E allora, che si deve fare? «Puntare sulla ricerca. Serve l'appoggio dell'Onu affinché la scienza – le sue teste migliori – risolvano tutti gli interrogativi. Prendiamo le particelle atmosferiche, di cui son fatte le nubi: quelle antropiche (generate da attività umane) sono già il 20 per cento ma ne sappiamo ben poco. Stiamo cambiando anche le nubi ma in un modo che non conosciamo».
E nel frattempo, “business as usual”? «Nel frattempo c'è un ambiente planetario – ambiente, non clima – che fa schifo e ne parla solo il Papa. Dobbiamo trovare l'unanimità internazionale sull'ambiente, che è già deteriorato. Cosa ne facciamo di tutti i rifiuti che produciamo, per esempio? Altro che G8. È una crisi planetaria. Cina e India non possono chiamarsi fuori, continuare a produrre schifezza e ad alimentare la brown cloud sopra l'Asia adottando i peggiori modelli di sviluppo».

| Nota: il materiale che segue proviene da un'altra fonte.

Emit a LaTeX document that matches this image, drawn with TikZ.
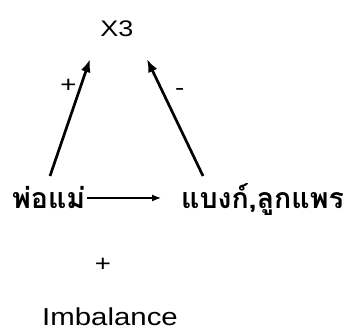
\documentclass[tikz,border=0pt]{standalone}
\usepackage{fontspec}
\setmainfont{Liberation Sans}[FakeStretch=1.2]
\newfontfamily\thaifont[Script=Thai]{Loma}
\usetikzlibrary{positioning,arrows.meta}

\begin{document}
\begin{tikzpicture}[
    x=1pt, y=1pt,
    var/.style={inner sep=0pt, font=\fontsize{22.5}{26}\selectfont},
    thvar/.style={inner sep=0pt, anchor=base west, font=\thaifont\bfseries\fontsize{28.5}{32}\selectfont},
    sign/.style={inner sep=0pt, font=\fontsize{23}{26}\selectfont},
    link/.style={-{Latex[length=13pt,width=10pt]}, line width=2.7pt},
    flow/.style={-{Latex[length=9pt,width=7pt]}, line width=1.2pt}
]
\useasboundingbox (0,0) rectangle (346,334);

% Nodes
\node[var] (X3) at (117,305) {X3};
\node[thvar] (P) at (12,125) {พ่อแม่};
\node[thvar] (B) at (181,125) {แบงก์,ลูกแพร};
\node[var, font=\fontsize{24.5}{28}\selectfont] (Imb) at (110,17) {Imbalance};

% Links into X3
\draw[link] ([xshift=38pt,yshift=33pt]P.base west) -- ([xshift=-27pt,yshift=-22pt]X3.south)
    node[sign, pos=0.77, left=3pt] {+};
\draw[link] ([xshift=22pt,yshift=33pt]B.base west) -- ([xshift=30pt,yshift=-22pt]X3.south)
    node[sign, pos=0.72, right=11pt] {-};

% Flow between parents and notes
\draw[flow] ([xshift=2pt,yshift=11pt]P.base east) -- ([xshift=-20pt,yshift=11pt]B.base west);

% Sign below
\node[sign] (s) at (103,69) {+};

\end{tikzpicture}
\end{document}
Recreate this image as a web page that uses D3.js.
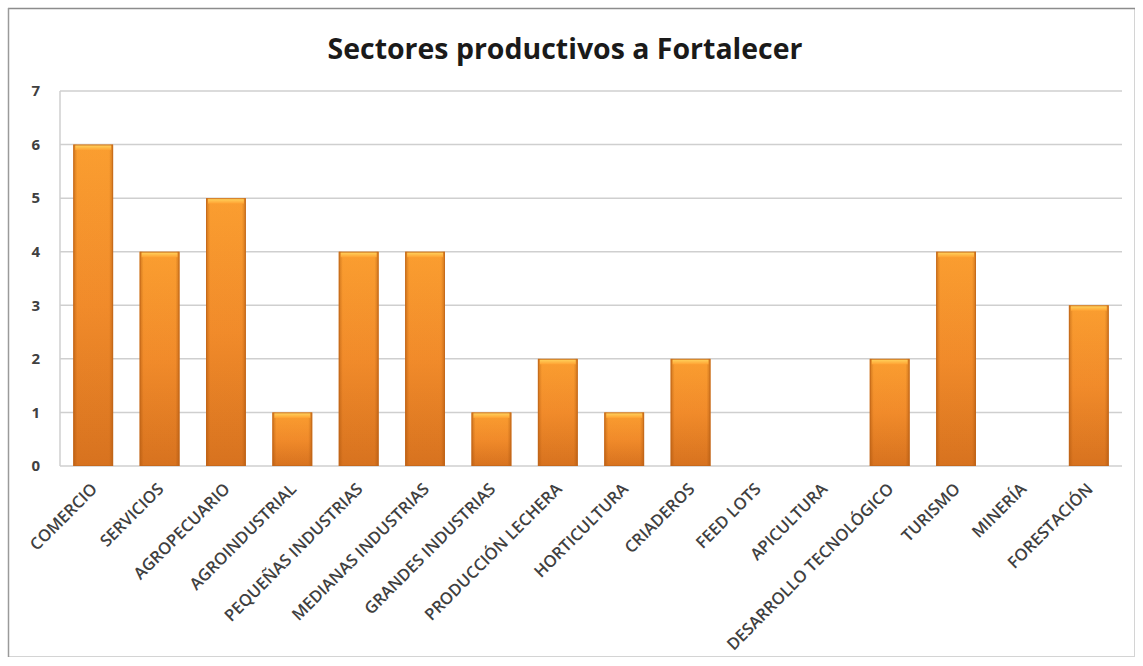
<!DOCTYPE html>
<html>
<head>
<meta charset="utf-8">
<script src="https://cdn.jsdelivr.net/npm/d3@7/dist/d3.min.js"></script>
<style>
  html, body { margin: 0; padding: 0; background: #fff; }
  svg { display: block; }
</style>
</head>
<body>
<svg id="chart" width="1143" height="666"></svg>
<script>
const categories = ["COMERCIO", "SERVICIOS", "AGROPECUARIO", "AGROINDUSTRIAL", "PEQUEÑAS INDUSTRIAS",
  "MEDIANAS INDUSTRIAS", "GRANDES INDUSTRIAS", "PRODUCCIÓN LECHERA", "HORTICULTURA", "CRIADEROS",
  "FEED LOTS", "APICULTURA", "DESARROLLO TECNOLÓGICO", "TURISMO", "MINERÍA", "FORESTACIÓN"];
const values = [6, 4, 5, 1, 4, 4, 1, 2, 1, 2, 0, 0, 2, 4, 0, 3];
const yTicks = [0, 1, 2, 3, 4, 5, 6, 7];
const title = "Sectores productivos a Fortalecer";

const svg = d3.select("#chart");
const plot = { left: 60, right: 1122, top: 91, bottom: 466 };
const font = "'Open Sans', 'Noto Sans', sans-serif";

// defs
const defs = svg.append("defs");
const gv = defs.append("linearGradient").attr("id", "barV").attr("x1", 0).attr("y1", 0).attr("x2", 0).attr("y2", 1);
gv.append("stop").attr("offset", "0%").attr("stop-color", "#FFA232");
gv.append("stop").attr("offset", "50%").attr("stop-color", "#F58E2C");
gv.append("stop").attr("offset", "100%").attr("stop-color", "#DA7420");
const gh = defs.append("linearGradient").attr("id", "barH").attr("x1", 0).attr("y1", 0).attr("x2", 1).attr("y2", 0);
gh.append("stop").attr("offset", "0%").attr("stop-color", "#A04E0A").attr("stop-opacity", 0.5);
gh.append("stop").attr("offset", "10%").attr("stop-color", "#A04E0A").attr("stop-opacity", 0.05);
gh.append("stop").attr("offset", "90%").attr("stop-color", "#A04E0A").attr("stop-opacity", 0.05);
gh.append("stop").attr("offset", "100%").attr("stop-color", "#A04E0A").attr("stop-opacity", 0.5);
const gt = defs.append("linearGradient").attr("id", "barT").attr("x1", 0).attr("y1", 0).attr("x2", 0).attr("y2", 1);
gt.append("stop").attr("offset", "0%").attr("stop-color", "#FFD45E");
gt.append("stop").attr("offset", "100%").attr("stop-color", "#FFA232");

// frame
svg.append("rect").attr("x", 8.5).attr("y", 8.5).attr("width", 1126).attr("height", 648)
  .attr("fill", "#fff").attr("stroke", "#d4d4d4").attr("stroke-width", 1);
svg.append("line").attr("x1", 8).attr("x2", 1135).attr("y1", 8.5).attr("y2", 8.5).attr("stroke", "#8c8c8c").attr("stroke-width", 1.5);
svg.append("line").attr("x1", 8.5).attr("x2", 8.5).attr("y1", 8).attr("y2", 657).attr("stroke", "#9a9a9a").attr("stroke-width", 1.5);

const x = d3.scaleBand().domain(categories).range([plot.left, plot.right]).paddingInner(0.4).paddingOuter(0.2);
const y = d3.scaleLinear().domain([0, 7]).range([plot.bottom, plot.top]);

// gridlines
svg.append("g").selectAll("line").data(yTicks).join("line")
  .attr("x1", plot.left).attr("x2", plot.right)
  .attr("y1", d => y(d)).attr("y2", d => y(d))
  .attr("stroke", "#cfcfcf").attr("stroke-width", 1.5);
svg.append("line").attr("x1", plot.left).attr("x2", plot.left).attr("y1", plot.top).attr("y2", plot.bottom)
  .attr("stroke", "#cfcfcf").attr("stroke-width", 1.5);

// y axis labels
const yAxis = d3.axisLeft(y).tickValues(yTicks).tickSize(0).tickPadding(20).tickFormat(d3.format("d"));
const gy = svg.append("g").attr("transform", `translate(${plot.left},0)`).call(yAxis);
gy.select(".domain").remove();
gy.selectAll("text").attr("font-family", font).attr("font-size", 15).attr("font-weight", 700).attr("fill", "#404040");

// bars
const bars = svg.append("g");
const data = categories.map((c, i) => ({ c, v: values[i] }));
const nz = data.filter(d => d.v > 0);
bars.selectAll("rect.b").data(nz).join("rect").attr("class", "b")
  .attr("x", d => x(d.c)).attr("width", x.bandwidth())
  .attr("y", d => y(d.v)).attr("height", d => y(0) - y(d.v))
  .attr("fill", "url(#barV)");
bars.selectAll("rect.h").data(nz).join("rect").attr("class", "h")
  .attr("x", d => x(d.c)).attr("width", x.bandwidth())
  .attr("y", d => y(d.v)).attr("height", d => y(0) - y(d.v))
  .attr("fill", "url(#barH)");
bars.selectAll("rect.t").data(nz).join("rect").attr("class", "t")
  .attr("x", d => x(d.c) + 2).attr("width", x.bandwidth() - 4)
  .attr("y", d => y(d.v) + 0.5).attr("height", 5)
  .attr("fill", "url(#barT)");
bars.selectAll("rect.o").data(nz).join("rect").attr("class", "o")
  .attr("x", d => x(d.c) + 0.5).attr("width", x.bandwidth() - 1)
  .attr("y", d => y(d.v) + 0.5).attr("height", d => y(0) - y(d.v) - 1)
  .attr("fill", "none").attr("stroke", "#c2651a").attr("stroke-width", 1).attr("stroke-opacity", 0.7);

// x labels
const xg = svg.append("g");
xg.selectAll("text").data(categories).join("text")
  .attr("transform", d => `translate(${x(d) + x.bandwidth() / 2 + 1},${plot.bottom + 20}) rotate(-45)`)
  .attr("text-anchor", "end")
  .attr("dy", "0.35em")
  .attr("font-family", font).attr("font-size", 16.5).attr("font-weight", 600)
  .attr("fill", "#404040")
  .text(d => d);

// title
const t = svg.append("text").attr("x", 565).attr("y", 59).attr("text-anchor", "middle")
  .attr("font-family", font).attr("font-weight", 700)
  .attr("font-size", 28).attr("fill", "#1a1a1a").text(title);
const tl = t.node().getComputedTextLength();
t.attr("font-size", 28 * 475 / tl);
</script>
</body>
</html>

La “brown cloud” c'è anche sulla Padania… «Sì. Il deterioramento ha ormai colpito tutto il pianeta. Oceani compresi. I pesci sono imbottiti di metalli pesanti pure in Antartide. È necessario un approccio globale che affronti i tre poli del problema: energia, ambiente e clima. Non si possono prendere decisioni politiche solo alimentando il catastrofismo».
Al Gore sbaglia? «Quello è un mondo che non mi appartiene, dal quale la scienza viene esclusa. Il dialogo fra scienziati e politica internazionale, o Onu che dir si voglia, dovrebbe essere un aspetto accessorio, non dominante. La ricerca dovrebbe seguire i suoi canali e i suoi tempi».